Stokehouse Q, South Bank





It was a food adventure, an evening where every dish was a surprise and challenge to identify the ingredients - a wild romp of flavours.

Celebrating local produce, Richard Ousbey, Executive Chef of the Stokehouse Restaurants nationally, showed his flavour artistry with Richard Goes Rogue, a degustation dinner that had guests guessing what was on their plates.  It was certainly a five course meal with a difference and judging from the guest response, it will be followed by more of the same ilk.




Using a list of ingredients, team tables worked together to decide what was included in each dish, a challenge much harder than it sounds.

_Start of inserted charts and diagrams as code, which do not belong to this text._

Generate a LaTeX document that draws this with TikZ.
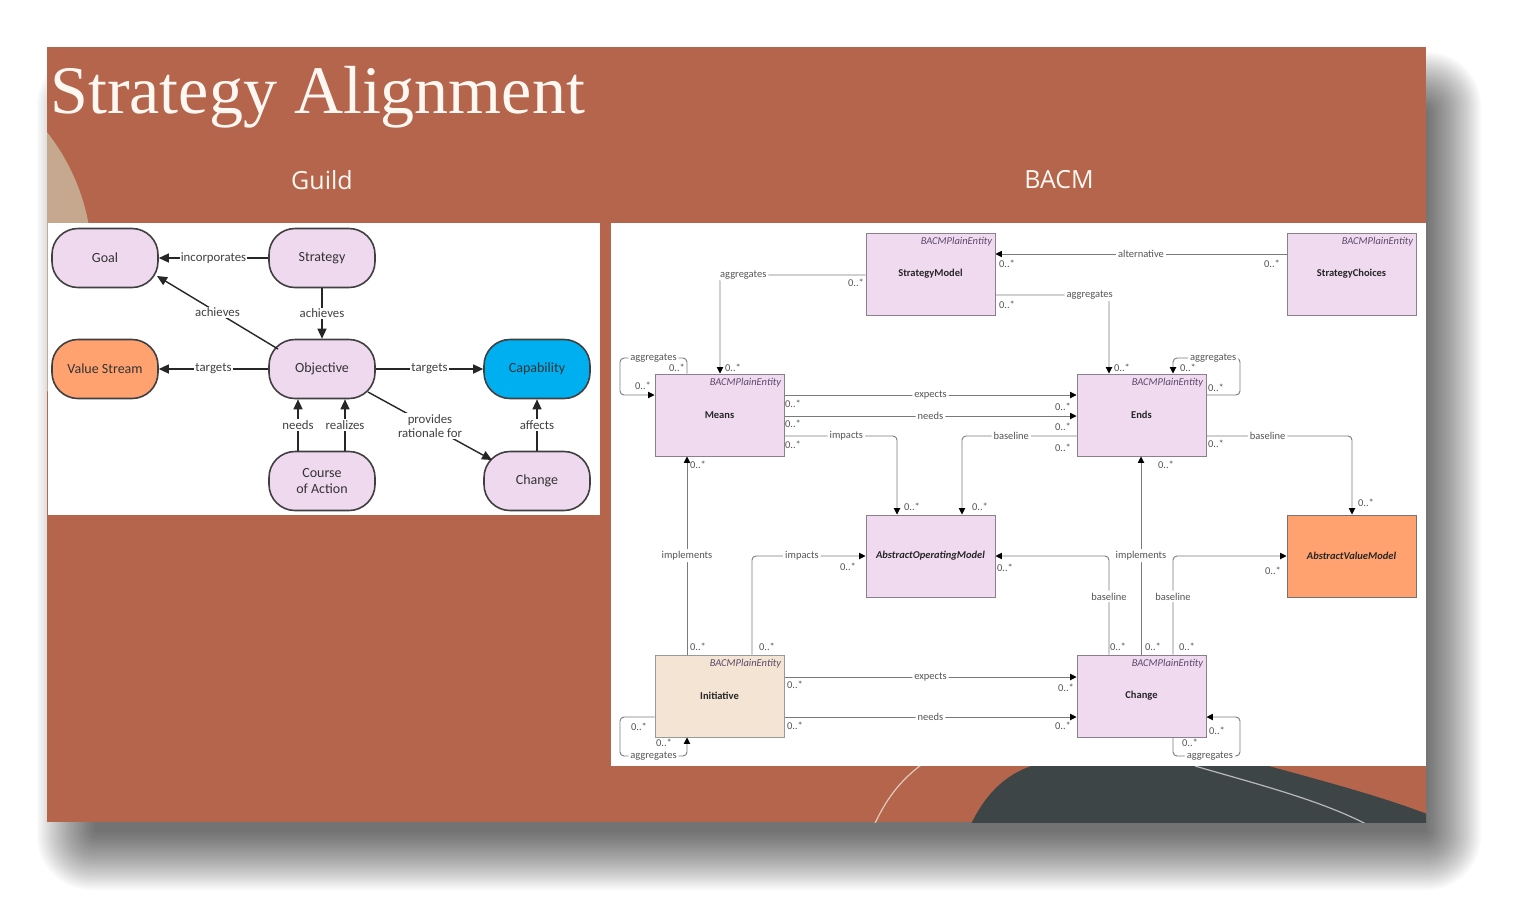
\documentclass[tikz,border=0pt]{standalone}
\usepackage{fontspec}
\setmainfont{Carlito}
\newfontfamily\titlefont{Liberation Serif}
\newfontfamily\headfont{Open Sans}
\usetikzlibrary{arrows.meta,calc}
\definecolor{slide}{HTML}{B5654C}
\definecolor{beigec}{HTML}{C6A88E}
\definecolor{darkblob}{HTML}{3D4547}
\definecolor{pinkfill}{HTML}{F0DAF0}
\definecolor{lavfill}{HTML}{EFD9EF}
\definecolor{orangefill}{HTML}{FFA26F}
\definecolor{bluefill}{HTML}{00AFEF}
\definecolor{initfill}{HTML}{F3E4D3}
\definecolor{boxline}{HTML}{8C7F8C}
\definecolor{connline}{HTML}{7A7A7A}
\definecolor{labeltext}{HTML}{555555}
\definecolor{stereotext}{HTML}{5A4A6A}
\definecolor{titlecol}{HTML}{FFF8F2}
\tikzset{
  pill/.style={draw=black!75, line width=0.8pt, rounded corners=13pt, fill=lavfill,
    minimum width=53pt, minimum height=29.5pt, inner sep=0pt, align=center,
    font=\fontsize{7}{8.2}\selectfont, text=black!80},
  gedge/.style={draw=black!85, line width=0.7pt, -{Triangle[length=5pt,width=4.5pt]}},
  glbl/.style={fill=white, font=\fontsize{6.4}{7.4}\selectfont, text=black!75, inner sep=0.6pt, align=center},
  umlbox/.style={draw=boxline, fill=pinkfill, line width=0.5pt, minimum width=64.5pt,
    minimum height=41pt, inner sep=0pt, font=\fontsize{5.25}{6}\selectfont\bfseries, text=black!85},
  stereolbl/.style={anchor=north east, inner xsep=1.5pt, inner ysep=2.2pt,
    font=\fontsize{5.25}{6}\selectfont\itshape, text=stereotext},
  stereo/.style={label={[stereolbl]north east:BACMPlainEntity}},
  conn/.style={draw=connline, line width=0.45pt, rounded corners=2pt},
  arr/.style={-{Triangle[length=3.2pt,width=3.2pt,color=black]}},
  clbl/.style={fill=white, font=\fontsize{5.25}{6}\selectfont, text=labeltext, inner sep=1pt},
  mult/.style={font=\fontsize{5.25}{6}\selectfont, text=labeltext, inner sep=0pt}
}
\begin{document}
\begin{tikzpicture}[x=0.5pt,y=-0.5pt]
\useasboundingbox (0,0) rectangle (1521,917);
\fill[white] (0,0) rectangle (1521,917);
% soft shadow (stacked translucent layers)
\foreach \i [evaluate=\i as \r using 1+0.9*\i] in {0,...,29} {
  \fill[black,opacity=0.022,rounded corners=\r pt] (95-2*\i,110-2*\i) rectangle (1426+1.9*\i,832+2*\i);
}
% slide
\fill[slide] (47,47) rectangle (1426,822);
\begin{scope}
  \clip (47,47) rectangle (1426,822);
  \fill[beigec] (-118,262) circle[radius=105pt];
  \fill[darkblob] (966,835) .. controls (985,790) and (1010,770) .. (1045,762) -- (1240,758)
     .. controls (1300,775) and (1380,795) .. (1432,816) -- (1432,835) -- cycle;
  \draw[beigec!60!white, line width=0.6pt] (872,830) .. controls (885,800) and (900,780) .. (925,762);
  \draw[gray!55, line width=0.6pt] (1195,766) .. controls (1260,785) and (1320,800) .. (1368,825);
\end{scope}
% panels
\fill[white] (48,223) rectangle (600,515);
\fill[white] (611,223) rectangle (1426,766);
% titles
\node[anchor=base west, inner sep=0pt, text=titlecol, font=\titlefont\fontsize{34}{40}\selectfont] (title) at (50,113) {Strategy Alignment};
\node[inner sep=0pt, text=titlecol, font=\headfont\fontsize{12.5}{15}\selectfont] (guild) at (322,180) {Guild};
\node[inner sep=0pt, text=titlecol, font=\headfont\fontsize{12.5}{15}\selectfont] (bacm) at (1059,180) {BACM};

% ---------- Guild diagram ----------
\node[pill] (Goal) at (105,258) {Goal};
\node[pill] (Strategy) at (322,258) {Strategy};
\node[pill, fill=orangefill] (VS) at (105,369) {Value Stream};
\node[pill] (Obj) at (322,369) {Objective};
\node[pill, fill=bluefill] (Cap) at (537,369) {Capability};
\node[pill] (CoA) at (322,481) {Course\\of Action};
\node[pill] (GChg) at (537,481) {Change};

\draw[gedge] (Strategy) -- node[glbl]{incorporates} (Goal);
\draw[gedge] ($(Obj)+(-44,-20)$) -- node[glbl]{achieves} ($(Goal)+(52,18)$);
\draw[gedge] (Strategy) -- node[glbl]{achieves} (Obj);
\draw[gedge] (Obj) -- node[glbl]{targets} (VS);
\draw[gedge] (Obj) -- node[glbl]{targets} (Cap);
\draw[gedge] ($(Obj)+(46,23)$) -- node[glbl]{provides\\rationale for} ($(GChg)+(-45,-21)$);
\draw[gedge] (CoA.north -| 298,0) -- node[glbl]{needs} (Obj.south -| 298,0);
\draw[gedge] (CoA.north -| 345,0) -- node[glbl]{realizes} (Obj.south -| 345,0);
\draw[gedge] (GChg) -- node[glbl]{affects} (Cap);

% ---------- BACM diagram ----------
\node[umlbox, stereo] (SM) at (930.5,274) {StrategyModel};
\node[umlbox, stereo] (SC) at (1351.5,274) {StrategyChoices};
\node[umlbox, stereo] (Means) at (719.5,415) {Means};
\node[umlbox, stereo] (Ends) at (1141.5,415) {Ends};
\node[umlbox, font=\fontsize{5.25}{6}\selectfont\bfseries\itshape] (AOM) at (930.5,556) {AbstractOperatingModel};
\node[umlbox, fill=orangefill, draw=black!55, font=\fontsize{5.25}{6}\selectfont\bfseries\itshape] (AVM) at (1351.5,556) {AbstractValueModel};
\node[umlbox, stereo, fill=initfill, draw=black!40] (Init) at (719.5,696) {Initiative};
\node[umlbox, stereo] (Chg) at (1141.5,696) {Change};

\draw[conn,arr] (SC.west |- 0,254) -- node[clbl]{alternative} (SM.east |- 0,254);
\draw[conn,arr] (SM.east |- 0,295) -- node[clbl,pos=0.83]{aggregates} (1109,295) -- (Ends.north -| 1109,0);
\draw[conn,arr] (SM.west |- 0,275) -- node[clbl,pos=0.84]{aggregates} (720,275) -- (Means.north -| 720,0);
\draw[conn,arr] (Means.north -| 687,0) -- (687,358) -- node[clbl]{aggregates} (620,358) -- (620,395) -- (Means.west |- 0,395);
\draw[conn,arr] (Ends.east |- 0,395) -- (1240,395) -- (1240,358) -- node[clbl,pos=0.4]{aggregates} (1173,358) -- (Ends.north -| 1173,0);
\draw[conn,arr] (Means.east |- 0,395) -- node[clbl]{expects} (Ends.west |- 0,395);
\draw[conn,arr] (Means.east |- 0,416) -- node[clbl]{needs} (Ends.west |- 0,416);
\draw[conn,arr] (Means.east |- 0,436) -- node[clbl,pos=0.55]{impacts} (897,436) -- (AOM.north -| 897,0);
\draw[conn,arr] (Ends.west |- 0,436) -- node[clbl,pos=0.57]{baseline} (962,436) -- (AOM.north -| 962,0);
\draw[conn,arr] (Ends.east |- 0,436) -- node[clbl,pos=0.42]{baseline} (1352,436) -- (AVM.north -| 1352,0);
\draw[conn,arr] (Init.north -| 687,0) -- node[clbl]{implements} (Means.south -| 687,0);
\draw[conn,arr] (Init.north -| 752,0) -- (752,556) -- node[clbl,pos=0.44]{impacts} (AOM.west |- 0,556);
\draw[conn,arr] (Chg.north -| 1109,0) -- node[clbl,pos=0.59]{baseline} (1109,556) -- (AOM.east |- 0,556);
\draw[conn,arr] (Chg.north -| 1141,0) -- node[clbl]{implements} (Ends.south -| 1141,0);
\draw[conn,arr] (Chg.north -| 1173,0) -- node[clbl,pos=0.59]{baseline} (1173,556) -- (AVM.west |- 0,556);
\draw[conn,arr] (Init.east |- 0,677) -- node[clbl]{expects} (Chg.west |- 0,677);
\draw[conn,arr] (Init.east |- 0,717) -- node[clbl]{needs} (Chg.west |- 0,717);
\draw[conn,arr] (Init.west |- 0,717) -- (620,717) -- (620,756) -- node[clbl]{aggregates} (687,756) -- (Init.south -| 687,0);
\draw[conn,arr] (Chg.south -| 1173,0) -- (1173,756) -- node[clbl,pos=0.55]{aggregates} (1240,756) -- (1240,717) -- (Chg.east |- 0,717);

\foreach \x/\y [count=\i] in {1007/264,1272/264,1007/305,856/283,733/368,677/368,643/386,
  1122/368,1188/368,1216/388,793/404,793/424,793/445,1063/407,1063/427,1063/448,
  912/507,980/507,1216/444,1366/503,698/465,1166/465,698/647,767/647,1118/647,
  1153/647,1187/647,848/567,1005/568,1273/571,795/685,795/726,1066/688,1063/726,
  639/727,664/743,1190/743,1217/731}
  \node[mult] (m\i) at (\x,\y) {0..*};
\end{tikzpicture}
\end{document}
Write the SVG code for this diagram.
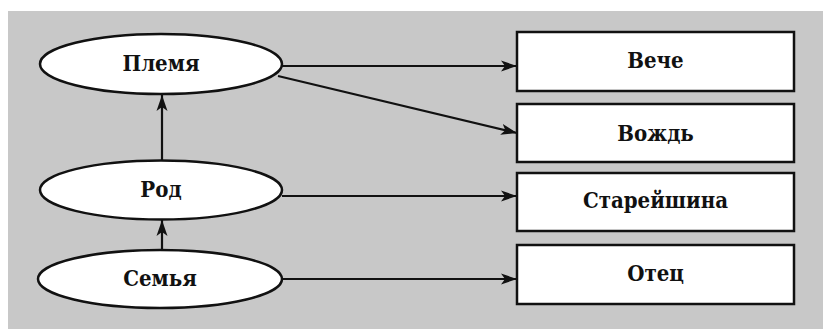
<svg xmlns="http://www.w3.org/2000/svg" width="823" height="329" viewBox="0 0 823 329">
<style>
.bg{fill:#c8c8c8}
.node{fill:#ffffff;stroke:#111;stroke-width:2.5}
.lbl{font-family:"DejaVu Serif Condensed","DejaVu Serif","Liberation Serif",serif;font-stretch:condensed;font-weight:bold;font-size:22px;fill:#111;text-anchor:middle}
.edge{stroke:#111;stroke-width:2.2;fill:none;marker-end:url(#arr)}
</style>
<defs>
<marker id="arr" markerUnits="userSpaceOnUse" markerWidth="18" markerHeight="12" refX="16" refY="6" orient="auto">
<path d="M0,0.5 L16,6 L0,11.5 L4,6 z" fill="#111"/>
</marker>
</defs>
<rect class="bg" x="8" y="11" width="815" height="318"/>
<g id="connectors">
<line class="edge" x1="282" y1="66" x2="517" y2="66"/>
<line class="edge" x1="278" y1="76" x2="517" y2="133"/>
<line class="edge" x1="282" y1="196" x2="517" y2="196"/>
<line class="edge" x1="282" y1="279" x2="517" y2="279"/>
<line class="edge" x1="162" y1="160" x2="162" y2="95"/>
<line class="edge" x1="162" y1="250" x2="162" y2="220"/>
</g>
<g id="plemya">
<ellipse class="node" cx="161" cy="64" rx="121" ry="30"/>
<text class="lbl" x="161" y="71">Племя</text>
</g>
<g id="rod">
<ellipse class="node" cx="161" cy="190" rx="121" ry="29.5"/>
<text class="lbl" x="161" y="197">Род</text>
</g>
<g id="semya">
<ellipse class="node" cx="160" cy="279" rx="122" ry="29"/>
<text class="lbl" x="160" y="286">Семья</text>
</g>
<g id="veche">
<rect class="node" x="517" y="32" width="277" height="59"/>
<text class="lbl" x="655.5" y="68">Вече</text>
</g>
<g id="vozhd">
<rect class="node" x="517" y="104" width="277" height="58"/>
<text class="lbl" x="655.5" y="141">Вождь</text>
</g>
<g id="stareyshina">
<rect class="node" x="517" y="173" width="277" height="58"/>
<text class="lbl" x="655.5" y="208">Старейшина</text>
</g>
<g id="otets">
<rect class="node" x="517" y="245" width="277" height="59"/>
<text class="lbl" x="655.5" y="281">Отец</text>
</g>
</svg>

Guiding us through the night was wine connoisseur and sommelier Peter Marchant at his most amusing.




First dish of the evening was a table decoration, a salad posy with bright nasturtium flowers and soft lettuce foliage.  




We started with a small bowl of Silver Lake eel dashi, one of Richard's favourite get home late at night snacks, with house made bottarga.  Then there were some balls of kangaroo tartare topping nasturtium leaves and glazed chicken hearts on skewers.

Canapes were served at the table as sharing plates to promote discussion and to help people at the tables to get to know each other.





While my companions were sure it was pork crackling, the drops of garum curded egg were resting on chicken skin topped with wild fennel. Whatever!  It was totally scrummy.












Pumpkins curds and whey was served with cave-aged parmigiano-reggiano.




When the roasted tailor topped with XO sauce, thistle and mussel broth arrived I was starting to question everything.  It looked like fish, tasted like fish but was it some clever substitution?  Thankfully this time I got it right.




The Macquarie Downs wagyu was a beautiful piece of meat but the stilton rubbed around the rim and aged for three days had everyone confused.  It created a subtle, delicious fatty, crust-like layer that had us wondering what cut of meat it could be.  




There was a palate cleanser, of course, a delightfully fresh sorbet combo of apple and coriander. The coriander was easy to guess but the apple flavour was subtle.




When it came to dessert I started to get excited when I saw what looked like lolly bags appearing at the kitchen pass.   Plates arrived on the with a smattering of red skin, lemongrass and guava and the bags were designed to be tipped out over the plate and consumed combined.  It was a fun end to the meal.




Watch out for more of this style event from Stokehouse.  Judging by the tables around me, this is a good experience for groups who can team up to guess the ingredients used in the meal.



Ed+bK Rating:  This was a five-star event. Interesting and innovative flavours from a top chef combined with an interactive, fun night.

Best tip:  Don't park under Southbank for long night events.  My parking bill from 6.30pm to 10.30pm was $30.  Try the Convention Centre car park.

Bottom line:  The Richard Goes Rogue dinner was $140 per person.